What I read on holiday

⤳ This is not a full Week Notes-style post, I just wanted to list all the stuff I read while I was in Kefalonia last week….

Lean Impact- # How to Innovate for Radically Greater Social Good. A bit of a ‘work read’, but I don’t mind a work read if it’s interesting and inspires me. This didn’t I’m afraid to say. The content itself is solid (although it never really fully delivers on what it promises and there’s a lot of padding), but the tone is so flat it really is a grind to read. No variation, no wit, no personality. Even ‘work books’ need personality!

Foe by Iain Reid. Saw that it had been made into a film, so decided to give some fiction a go after a long time of not reading much at all. Loved it. Reid has a great, spare style, but it’s not miserable or dry and even though not loads happens it still manages to be a page-turner. Looking forward to the movie now.

⤳ Finished Twentieth-Century Man: The Wild Life of Peter Beard., which was a lot of fun and fascinating.
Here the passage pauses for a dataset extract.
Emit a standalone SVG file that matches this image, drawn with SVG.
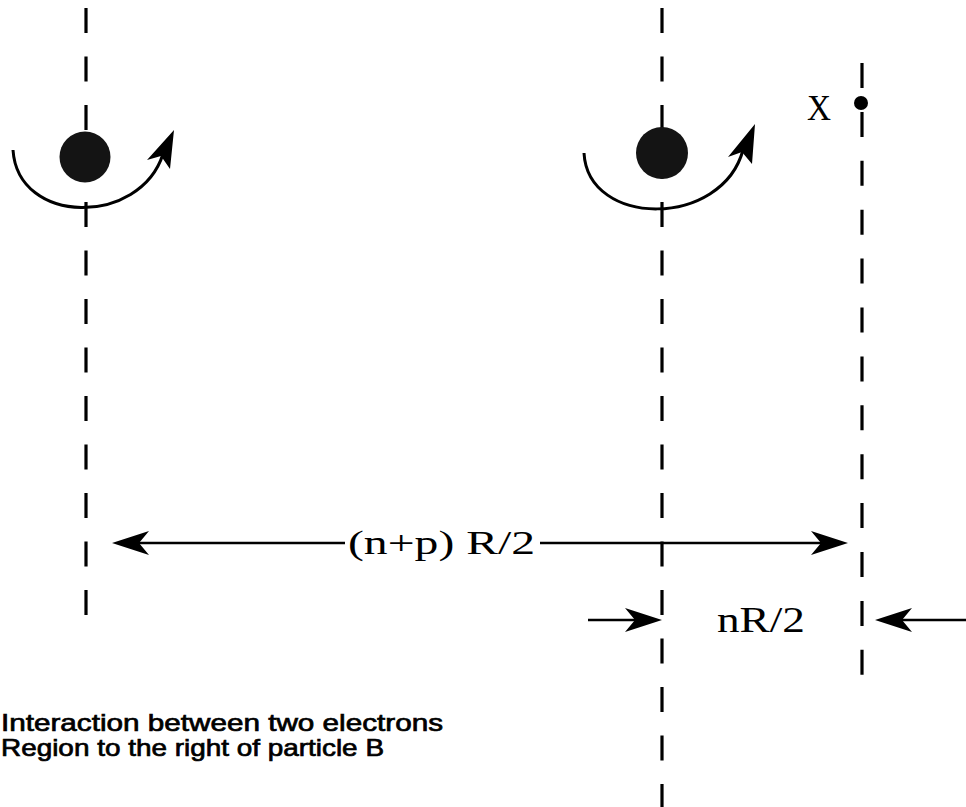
<svg xmlns="http://www.w3.org/2000/svg" width="966" height="807" viewBox="0 0 966 807">
<style>
.dash{stroke:#000;stroke-width:3.2;fill:none;stroke-dasharray:25 23.5}
.line{stroke:#000;stroke-width:2.6;fill:none}
.arc{stroke:#000;stroke-width:3;fill:none}
.head{fill:#000}
.serif{font-family:"Liberation Serif","Times New Roman",serif;fill:#000}
.sans{font-family:"Liberation Sans",Arial,sans-serif;fill:#000;stroke:#000;stroke-width:0.7}
.ball{fill:#141414}
</style>
<defs>
<path id="ah" d="M0,0 L-37,-12 L-27,0 L-37,12 Z"/>
</defs>
<g id="axisA"><line class="dash" x1="86" y1="8" x2="86" y2="616"/></g>
<g id="axisB"><line class="dash" x1="662" y1="8" x2="662" y2="807"/></g>
<g id="axisX"><line class="dash" x1="862" y1="63" x2="862" y2="676" style="stroke-dasharray:25 23.9"/></g>
<g id="particleA">
<circle class="ball" cx="85" cy="157" r="25.5"/>
<path class="arc" d="M13,150 C18,226 140,226 163,154"/>
<path class="head" d="M174,130 L147,160 L161,156 L170,169 Z"/>
</g>
<g id="particleB">
<circle class="ball" cx="662" cy="153" r="26"/>
<path class="arc" d="M584,153 C588,228 722,228 743,150"/>
<path class="head" d="M755,124 L728,157 L742,152 L752,164 Z"/>
</g>
<g id="pointX">
<circle cx="861" cy="103" r="7" fill="#000"/>
<text class="serif" x="807" y="120" font-size="36" textLength="24" lengthAdjust="spacingAndGlyphs">X</text>
</g>
<g id="connectors">
<line class="line" x1="120" y1="543" x2="345" y2="543"/>
<use href="#ah" transform="translate(112,543) rotate(180)"/>
<line class="line" x1="540" y1="543" x2="840" y2="543"/>
<use href="#ah" transform="translate(848,543)"/>
<line class="line" x1="588" y1="620" x2="654" y2="620"/>
<use href="#ah" transform="translate(662,620)"/>
<line class="line" x1="884" y1="620" x2="966" y2="620"/>
<use href="#ah" transform="translate(875,620) rotate(180)"/>
</g>
<g id="labels">
<text class="serif" x="348" y="554" font-size="34" textLength="187" lengthAdjust="spacingAndGlyphs">(n+p) R/2</text>
<text class="serif" x="717" y="632" font-size="36" textLength="88" lengthAdjust="spacingAndGlyphs">nR/2</text>
<text class="sans" x="1" y="731" font-size="24" textLength="442" lengthAdjust="spacingAndGlyphs">Interaction between two electrons</text>
<text class="sans" x="1" y="756" font-size="24" textLength="383" lengthAdjust="spacingAndGlyphs">Region to the right of particle B</text>
</g>
</svg>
What the Washington Post called ‘essayistic digressions’ in its review are indeed quite distracting and do (fancy literary term alert) ‘go on a bit’, but overall it’s a great biography even if you have no idea who Peter Beard was.

⤳ Started on Cosmic Scholar: The Life and Times of Harry Smith after reading this article in the WSJ. Superb so far. Again, knew nothing about this guy until five days ago, now he’s vying for a spot at my fantasy dinner party guest list.

⤳ A few other good articles I read:

What’s driving Cycling Mikey, Britain’s most hated cyclist? (Times paywall alert).

David Hockney: ‘All I need is the hand, the eye, the heart’ (again, Times paywall in the way)

There’s a Specific Kind of Joy We’ve Been Missing (NY Times paywall this time)

My Generation - Anthem for a forgotten cohort (which is about Gen X - which I am a fully paid up member of - but I still don’t think I totally understood what it was getting at, although some parts definitely resonated).